During training, the checkpoints which perform best on the validation set are also saved to the snapshots/ subdirectory. The amount of best checkpoints to keep can be set via --n_best_eval.

We provide the best performing models from the ShapeStacks paper on our project page.

Example: Running a stability predictor

After a stability predictor has been trained, the latest checkpoint or a particular snapshot can be loaded back into a tf.estimator.Estimator.

To instantiate a stability predictor as a tf.estimator.Estimator from the latest checkpoint in the MODEL_DIR you can use the following Python code:

import sys
import os
import tensorflow as tf

sys.path.insert(0, os.environ['SHAPESTACKS_CODE_HOME'])
from tf_models.inception.inception_model import inception_v4_logregr_model_fn

# ...

stability_predictor = tf.estimator.Estimator(
    model_fn=inception_v4_logregr_model_fn,
    model_dir=MODEL_DIR,
    config=run_config,
    params={})

You can also set the model_dir parameter of tf.estimator.Estimator to MODEL_DIR/snapshots/<snapshot_name> to load the weights of a particular snapshot.

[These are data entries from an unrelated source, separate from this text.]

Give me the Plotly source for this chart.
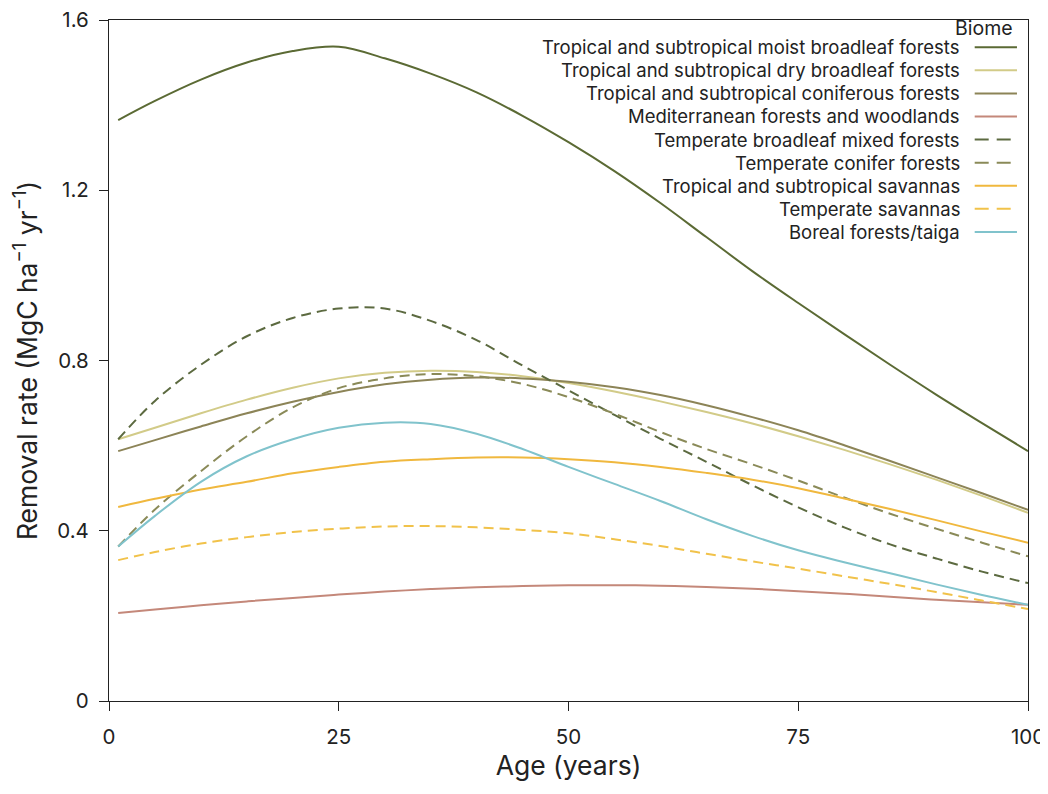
import plotly.graph_objects as go

# ages sampled off the reference curves (years)
age = [1, 5, 10, 15, 20, 25, 30, 35, 40, 45, 50, 55, 60, 65, 70, 75, 80, 85, 90, 95, 100]

# removal rate, MgC ha-1 yr-1
moist_broadleaf = [1.365, 1.41, 1.46, 1.50, 1.527, 1.537, 1.51, 1.474, 1.43, 1.375, 1.313,
                   1.245, 1.17, 1.09, 1.01, 0.935, 0.862, 0.79, 0.72, 0.653, 0.587]
dry_broadleaf = [0.615, 0.642, 0.676, 0.708, 0.736, 0.758, 0.771, 0.776, 0.773, 0.763, 0.747,
                 0.727, 0.704, 0.679, 0.652, 0.622, 0.59, 0.556, 0.52, 0.482, 0.442]
coniferous = [0.587, 0.613, 0.645, 0.676, 0.703, 0.726, 0.744, 0.755, 0.76, 0.758, 0.75,
              0.737, 0.719, 0.695, 0.667, 0.636, 0.601, 0.564, 0.526, 0.488, 0.449]
mediterranean = [0.207, 0.215, 0.225, 0.234, 0.242, 0.25, 0.257, 0.263, 0.267, 0.27, 0.272,
                 0.272, 0.271, 0.268, 0.264, 0.258, 0.252, 0.245, 0.238, 0.232, 0.226]
temp_broadleaf = [0.615, 0.705, 0.79, 0.857, 0.90, 0.922, 0.922, 0.893, 0.848, 0.788, 0.73,
                  0.672, 0.616, 0.562, 0.507, 0.455, 0.408, 0.368, 0.335, 0.304, 0.277]
temp_conifer = [0.363, 0.45, 0.54, 0.622, 0.69, 0.735, 0.758, 0.768, 0.763, 0.745, 0.714,
                0.675, 0.632, 0.592, 0.556, 0.518, 0.478, 0.44, 0.405, 0.372, 0.34]
trop_savanna = [0.456, 0.475, 0.497, 0.515, 0.535, 0.55, 0.562, 0.568, 0.572, 0.572, 0.568,
                0.561, 0.55, 0.536, 0.52, 0.50, 0.476, 0.451, 0.425, 0.398, 0.372]
temp_savanna = [0.331, 0.35, 0.37, 0.385, 0.397, 0.405, 0.41, 0.411, 0.408, 0.402, 0.394,
                0.38, 0.364, 0.346, 0.328, 0.311, 0.293, 0.275, 0.256, 0.236, 0.216]
boreal = [0.363, 0.435, 0.515, 0.575, 0.615, 0.642, 0.654, 0.651, 0.628, 0.592, 0.55,
          0.51, 0.47, 0.427, 0.388, 0.354, 0.326, 0.30, 0.274, 0.249, 0.226]

names = [
    "Tropical and subtropical moist broadleaf forests",
    "Tropical and subtropical dry broadleaf forests",
    "Tropical and subtropical coniferous forests",
    "Mediterranean forests and woodlands",
    "Temperate broadleaf mixed forests",
    "Temperate conifer forests",
    "Tropical and subtropical savannas",
    "Temperate savannas",
    "Boreal forests/taiga",
]
series = [moist_broadleaf, dry_broadleaf, coniferous, mediterranean, temp_broadleaf,
          temp_conifer, trop_savanna, temp_savanna, boreal]
colors = ["#5b6a34", "#d2cb88", "#8c8457", "#c4887a", "#5c6a40",
          "#8a8a58", "#f0b83e", "#f1c24a", "#80c3cc"]
dashes = ["solid", "solid", "solid", "solid", "10px,6px", "10px,6px", "solid", "10px,6px", "solid"]

x_ticks = [0, 25, 50, 75, 100]
y_ticks = [0, 0.4, 0.8, 1.2, 1.6]
y_labels = ["0", "0.4", "0.8", "1.2", "1.6"]

FONT = "Inter, Noto Sans, sans-serif"

fig = go.Figure()
for name, vals, col, dsh in zip(names, series, colors, dashes):
    fig.add_trace(go.Scatter(x=age, y=vals, mode="lines", name=name,
                             line=dict(color=col, width=2, dash=dsh, shape="spline", smoothing=1.0),
                             showlegend=False))

# hand-made legend: text on the left, sample line on the right
anns = [dict(text="Biome", x=0.986, y=0.988, xref="paper", yref="paper",
             xanchor="right", yanchor="middle", showarrow=False,
             font=dict(size=19.5, color="#222", family=FONT))]
shapes = []
for i, (name, col, dsh) in enumerate(zip(names, colors, dashes)):
    yy = 0.96 - i * 0.0339
    anns.append(dict(text=name, x=0.928, y=yy, xref="paper", yref="paper",
                     xanchor="right", yanchor="middle", showarrow=False,
                     font=dict(size=18.5, color="#222", family=FONT)))
    shapes.append(dict(type="line", xref="paper", yref="paper",
                       x0=0.942, x1=0.988, y0=yy, y1=yy,
                       line=dict(color=col, width=2, dash="14px,8px" if dsh != "solid" else "solid")))

fig.update_layout(
    width=1040, height=778,
    margin=dict(l=101, r=20, t=12, b=85),
    paper_bgcolor="white", plot_bgcolor="white",
    font=dict(family=FONT, color="#222"),
    annotations=anns, shapes=shapes,
    xaxis=dict(range=[0, 100], tickvals=x_ticks, ticks="outside", ticklen=9,
               tickcolor="#222", showline=True, linecolor="#222", linewidth=1.2,
               mirror=True, showgrid=False, zeroline=False, automargin=False,
               tickfont=dict(size=20.5), ticklabelstandoff=8, ticklabeloverflow="allow",
               title=dict(text="Age (years)", font=dict(size=26.5), standoff=4)),
    yaxis=dict(range=[0, 1.6], tickvals=y_ticks, ticktext=y_labels, ticks="outside", ticklen=9,
               tickcolor="#222", showline=True, linecolor="#222", linewidth=1.2,
               mirror=True, showgrid=False, zeroline=False, automargin=False,
               tickfont=dict(size=20.5), ticklabelstandoff=6, ticklabeloverflow="allow",
               title=dict(text="Removal rate (MgC ha<sup>−1</sup> yr<sup>−1</sup>)",
                          font=dict(size=26.5), standoff=12)),
)

fig.write_html("out.html")
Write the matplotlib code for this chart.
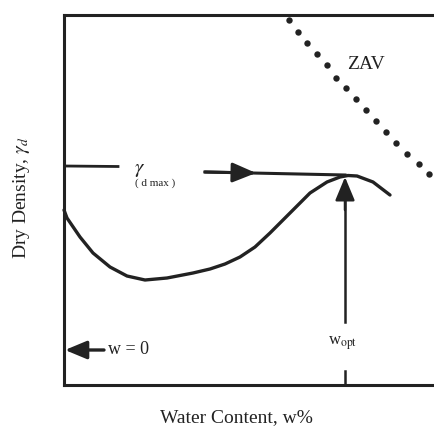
import numpy as np
import matplotlib
matplotlib.use("Agg")
from matplotlib import pyplot as plt

# compaction curve (schematic units, origin at axes corner)
curve_w = [0, 3, 16, 29, 46, 63, 81, 103, 129, 146, 161, 176, 191, 206, 226, 246, 263, 276, 284, 293, 309, 326]
curve_gd = [175, 167, 148, 132, 118, 109, 105, 107, 112, 116, 121, 128, 138, 152, 172, 192, 203, 208, 209.5, 209, 203, 190]

# zero air voids line, dots
zav_w = [225, 234, 243, 253, 263, 272, 282, 292, 302, 312, 322, 332, 343, 355, 365]
zav_gd = [365, 353, 342, 331, 320, 307, 297, 286, 275, 264, 253, 242, 231, 221, 211]

w_opt = 281
gd_max = 210

plt.rcParams['font.family'] = ['Liberation Serif', 'DejaVu Serif']
plt.rcParams['mathtext.fontset'] = 'stix'

fig = plt.figure(figsize=(4.34, 4.33), dpi=100)
ax = fig.add_axes([64 / 434, 1 - 385 / 433, 370 / 434, 370 / 433])
ax.set_xlim(0, 370)
ax.set_ylim(0, 370)
ax.set_xticks([])
ax.set_yticks([])
ax.spines['right'].set_visible(False)
for s in ['left', 'bottom', 'top']:
    ax.spines[s].set_linewidth(2.2)
    ax.spines[s].set_color('#222222')

ink = '#222222'
head = '-|>,head_length=0.6,head_width=0.25'

ax.plot(curve_w, curve_gd, color=ink, lw=2.4, solid_joinstyle='round',
        solid_capstyle='round', clip_on=False)

ax.plot(zav_w, zav_gd, 'o', color=ink, ms=4.6, mew=0, clip_on=False)
ax.text(283, 316, 'ZAV', fontsize=14, color=ink)

# max dry density arrow
ax.plot([0, 54], [219, 218.5], color=ink, lw=2.0)
ax.plot([141, w_opt], [213, gd_max], color=ink, lw=2.2)
ax.annotate('', xy=(192, 212), xytext=(141, 213),
            arrowprops=dict(arrowstyle=head, color=ink, lw=2.2, mutation_scale=24,
                            shrinkA=0, shrinkB=0))
ax.text(70, 212, r'$\gamma$', fontsize=15, color=ink)
ax.text(71, 207, '( d max )', fontsize=8, color=ink, va='top')

# optimum water content arrow
ax.plot([w_opt, w_opt], [63, 190], color=ink, lw=1.8)
ax.annotate('', xy=(w_opt, gd_max - 2), xytext=(w_opt, 175),
            arrowprops=dict(arrowstyle=head, color=ink, lw=1.8, mutation_scale=24,
                            shrinkA=0, shrinkB=0))
ax.plot([w_opt, w_opt], [0, 14], color=ink, lw=1.8)
ax.text(w_opt - 2, 40, r'w$_{\rm opt}$', fontsize=12, color=ink, ha='center')

# w = 0 arrow
ax.annotate('', xy=(1, 35), xytext=(40, 35),
            arrowprops=dict(arrowstyle=head, color=ink, lw=2.4, mutation_scale=22,
                            shrinkA=0, shrinkB=0))
ax.text(44, 35, 'w = 0', fontsize=13, color=ink, va='center')

fig.text(236 / 434, 1 - 418 / 433, 'Water Content, w%', fontsize=14, color=ink,
         ha='center', va='center')
fig.text(22 / 434, 1 - 198 / 433, r'Dry Density, $\gamma_d$', fontsize=14, color=ink,
         ha='center', va='center', rotation=90)

fig.savefig('out.png', dpi=100)
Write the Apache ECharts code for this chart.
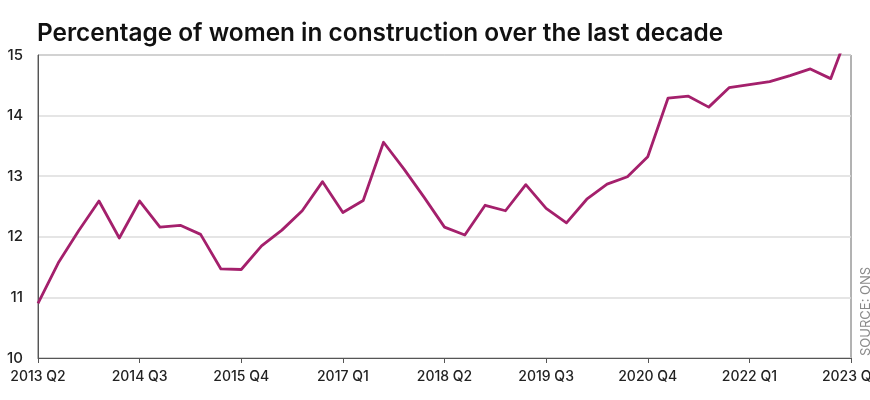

Afterwards, you can call the standard estimator APIs evaluate() or predict() on the loaded estimator to run it on new data. A working example can be found in the provided test script test_inception_v4_shapestacks.py.

Licensing

The model implementations under tf_models are taken from the official tensorflow models repository and are licensed under the Apache License, Version 2.0.